Macoglu recusou-se a usar o seu carro oficial e afixou as finanças da sua câmara numa faixa pendurada na fachada da edilidade para mostrar às pessoas como gastava o dinheiro. Abriu uma cooperativa para promover o mel e o grão-de-bico biológicos, cujas vendas financiavam estudantes universitários de famílias pobres, e ofereceu transporte gratuito aos estudantes. Questionado sobre se manteria a mesma abordagem inovadora se fosse eleito presidente de Kadikoy, Macoglu disse: “Claro que sim. A nossa cidade funciona porque temos um programa.”

A candidatura de Macoglu a Kadikoy, um distrito artístico com cafés, bares e galerias animadas, suscitou a repreensão dos apoiantes do CHP e do partido pró-curdo DEM, que também se candidata em Istambul. Afirmaram que Macoglu deveria ter-se candidatado a um município operário de Istambul ou ter ficado em Tunceli.

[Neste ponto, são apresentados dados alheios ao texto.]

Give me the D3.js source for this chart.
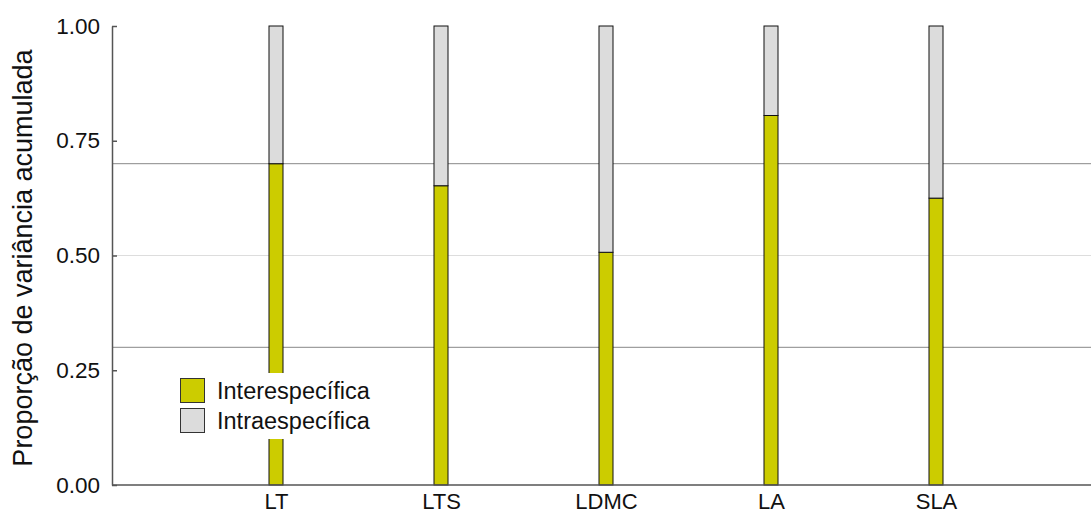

Macoglu prometeu transparência, liberdade e responsabilidade, incluindo a abertura dos recursos da autarquia ao público em geral, em vez de reservar os fundos para indivíduos ou monopólios. Afirmou que iria ser inclusivo em relação a todos os grupos, incluindo a comunidade LGBTQ, que se exprime livremente em Kadikoy e é frequentemente atacada pela aliança de direita de Erdogan.

Questionado sobre se a alcunha de “autarca comunista” o incomodava, Macoglu foi perentório: “De maneira alguma. Faz-me feliz.”